> **Aim**
Please report every line from the material that contains the word "matplotlib".

> **Supplied information**
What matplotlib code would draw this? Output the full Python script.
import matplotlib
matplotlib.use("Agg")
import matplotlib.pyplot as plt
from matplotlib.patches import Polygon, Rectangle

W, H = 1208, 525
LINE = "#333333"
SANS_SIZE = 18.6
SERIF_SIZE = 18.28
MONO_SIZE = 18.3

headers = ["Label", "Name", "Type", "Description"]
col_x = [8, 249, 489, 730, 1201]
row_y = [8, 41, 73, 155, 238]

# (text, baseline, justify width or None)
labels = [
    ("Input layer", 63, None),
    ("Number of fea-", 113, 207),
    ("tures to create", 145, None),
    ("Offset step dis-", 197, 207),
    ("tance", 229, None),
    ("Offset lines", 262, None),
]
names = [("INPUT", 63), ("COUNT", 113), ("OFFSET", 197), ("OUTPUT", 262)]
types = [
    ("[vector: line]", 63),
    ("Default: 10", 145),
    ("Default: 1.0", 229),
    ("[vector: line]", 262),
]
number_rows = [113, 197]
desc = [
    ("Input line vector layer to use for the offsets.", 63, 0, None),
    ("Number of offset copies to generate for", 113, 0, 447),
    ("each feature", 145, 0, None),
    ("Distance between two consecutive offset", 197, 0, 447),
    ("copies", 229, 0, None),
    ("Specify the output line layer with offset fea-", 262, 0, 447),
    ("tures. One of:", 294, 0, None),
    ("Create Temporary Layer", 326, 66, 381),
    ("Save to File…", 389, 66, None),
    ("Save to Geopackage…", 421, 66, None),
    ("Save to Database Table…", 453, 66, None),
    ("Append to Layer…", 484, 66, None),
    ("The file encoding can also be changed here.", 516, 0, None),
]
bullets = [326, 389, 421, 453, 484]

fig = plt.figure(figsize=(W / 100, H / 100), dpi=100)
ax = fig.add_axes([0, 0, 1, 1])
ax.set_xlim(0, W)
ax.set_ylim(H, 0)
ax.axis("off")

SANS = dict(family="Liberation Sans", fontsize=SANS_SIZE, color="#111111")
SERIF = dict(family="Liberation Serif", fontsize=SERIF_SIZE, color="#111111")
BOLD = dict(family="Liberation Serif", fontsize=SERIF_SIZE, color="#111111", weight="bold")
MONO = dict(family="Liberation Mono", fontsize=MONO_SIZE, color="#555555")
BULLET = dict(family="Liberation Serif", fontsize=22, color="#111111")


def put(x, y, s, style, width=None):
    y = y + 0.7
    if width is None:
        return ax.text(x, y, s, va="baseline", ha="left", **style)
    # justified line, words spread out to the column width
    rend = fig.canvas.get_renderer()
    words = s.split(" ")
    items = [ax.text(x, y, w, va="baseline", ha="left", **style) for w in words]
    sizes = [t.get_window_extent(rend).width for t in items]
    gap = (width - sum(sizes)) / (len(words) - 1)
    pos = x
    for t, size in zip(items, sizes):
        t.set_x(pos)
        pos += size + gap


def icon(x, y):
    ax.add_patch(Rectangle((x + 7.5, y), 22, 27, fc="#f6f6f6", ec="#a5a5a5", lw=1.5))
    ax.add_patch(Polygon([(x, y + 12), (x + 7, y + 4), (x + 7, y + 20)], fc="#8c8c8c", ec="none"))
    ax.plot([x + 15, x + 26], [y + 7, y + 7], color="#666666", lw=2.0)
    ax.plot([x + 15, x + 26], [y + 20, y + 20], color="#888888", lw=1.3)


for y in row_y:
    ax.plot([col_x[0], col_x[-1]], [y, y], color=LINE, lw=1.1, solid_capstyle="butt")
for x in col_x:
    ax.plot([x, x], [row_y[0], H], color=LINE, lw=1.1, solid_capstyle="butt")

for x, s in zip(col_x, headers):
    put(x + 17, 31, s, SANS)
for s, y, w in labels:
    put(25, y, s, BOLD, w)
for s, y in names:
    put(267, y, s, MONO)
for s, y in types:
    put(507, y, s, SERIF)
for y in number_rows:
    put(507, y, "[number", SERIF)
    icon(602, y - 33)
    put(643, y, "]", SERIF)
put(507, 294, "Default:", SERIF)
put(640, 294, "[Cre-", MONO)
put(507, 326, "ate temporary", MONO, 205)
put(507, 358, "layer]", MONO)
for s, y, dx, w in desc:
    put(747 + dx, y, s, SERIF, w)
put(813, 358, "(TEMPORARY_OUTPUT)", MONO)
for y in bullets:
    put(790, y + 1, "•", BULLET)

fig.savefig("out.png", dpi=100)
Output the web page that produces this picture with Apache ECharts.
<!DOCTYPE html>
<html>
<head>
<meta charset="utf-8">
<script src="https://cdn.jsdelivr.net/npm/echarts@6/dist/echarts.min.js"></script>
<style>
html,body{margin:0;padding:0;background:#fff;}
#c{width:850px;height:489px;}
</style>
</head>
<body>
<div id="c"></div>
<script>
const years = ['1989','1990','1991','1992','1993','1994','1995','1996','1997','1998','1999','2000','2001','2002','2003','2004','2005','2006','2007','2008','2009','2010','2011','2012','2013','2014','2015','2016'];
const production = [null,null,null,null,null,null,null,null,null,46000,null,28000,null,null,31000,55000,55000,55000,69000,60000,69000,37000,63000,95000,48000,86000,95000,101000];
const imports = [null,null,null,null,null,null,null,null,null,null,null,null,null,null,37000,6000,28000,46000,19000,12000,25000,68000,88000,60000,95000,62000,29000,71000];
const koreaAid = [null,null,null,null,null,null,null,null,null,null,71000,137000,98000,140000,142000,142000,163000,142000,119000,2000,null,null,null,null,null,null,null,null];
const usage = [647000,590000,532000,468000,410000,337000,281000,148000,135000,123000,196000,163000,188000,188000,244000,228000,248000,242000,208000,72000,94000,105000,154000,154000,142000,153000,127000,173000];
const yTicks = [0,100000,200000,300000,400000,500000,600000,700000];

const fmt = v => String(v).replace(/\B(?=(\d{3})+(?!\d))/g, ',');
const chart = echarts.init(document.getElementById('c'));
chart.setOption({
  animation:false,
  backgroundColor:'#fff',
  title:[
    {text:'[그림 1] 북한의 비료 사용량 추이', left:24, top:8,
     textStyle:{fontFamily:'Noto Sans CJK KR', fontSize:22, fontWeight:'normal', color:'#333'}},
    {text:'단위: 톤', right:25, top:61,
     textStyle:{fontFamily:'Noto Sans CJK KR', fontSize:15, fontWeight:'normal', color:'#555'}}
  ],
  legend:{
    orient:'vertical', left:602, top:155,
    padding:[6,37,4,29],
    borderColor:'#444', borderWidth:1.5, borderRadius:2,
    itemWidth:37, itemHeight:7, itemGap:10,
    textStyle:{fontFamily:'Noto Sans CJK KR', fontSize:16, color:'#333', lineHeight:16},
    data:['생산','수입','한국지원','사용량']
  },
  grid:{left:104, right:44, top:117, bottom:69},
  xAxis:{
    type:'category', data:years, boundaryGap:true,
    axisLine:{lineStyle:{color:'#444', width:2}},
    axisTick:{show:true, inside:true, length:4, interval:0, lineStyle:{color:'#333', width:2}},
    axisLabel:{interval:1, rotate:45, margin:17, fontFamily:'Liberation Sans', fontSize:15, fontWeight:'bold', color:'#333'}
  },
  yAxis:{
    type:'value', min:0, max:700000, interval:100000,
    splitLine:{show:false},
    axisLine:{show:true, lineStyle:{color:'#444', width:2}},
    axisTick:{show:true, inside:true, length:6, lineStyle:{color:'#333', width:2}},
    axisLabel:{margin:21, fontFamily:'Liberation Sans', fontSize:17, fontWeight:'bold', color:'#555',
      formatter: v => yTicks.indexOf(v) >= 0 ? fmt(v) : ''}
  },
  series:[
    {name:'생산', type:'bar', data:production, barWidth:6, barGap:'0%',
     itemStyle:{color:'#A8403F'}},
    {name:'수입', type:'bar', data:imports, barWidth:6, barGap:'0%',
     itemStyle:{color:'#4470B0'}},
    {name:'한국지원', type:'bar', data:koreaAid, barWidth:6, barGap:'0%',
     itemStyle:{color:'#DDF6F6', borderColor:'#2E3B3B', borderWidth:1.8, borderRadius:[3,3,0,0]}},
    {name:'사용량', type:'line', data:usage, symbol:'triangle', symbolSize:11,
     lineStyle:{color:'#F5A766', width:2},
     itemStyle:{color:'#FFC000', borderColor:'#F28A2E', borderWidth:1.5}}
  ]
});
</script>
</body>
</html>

> **Response for this exercise**
What matplotlib code would draw this? Output the full Python script.
import matplotlib
matplotlib.use("Agg")
import matplotlib.pyplot as plt
from matplotlib.patches import Polygon, Rectangle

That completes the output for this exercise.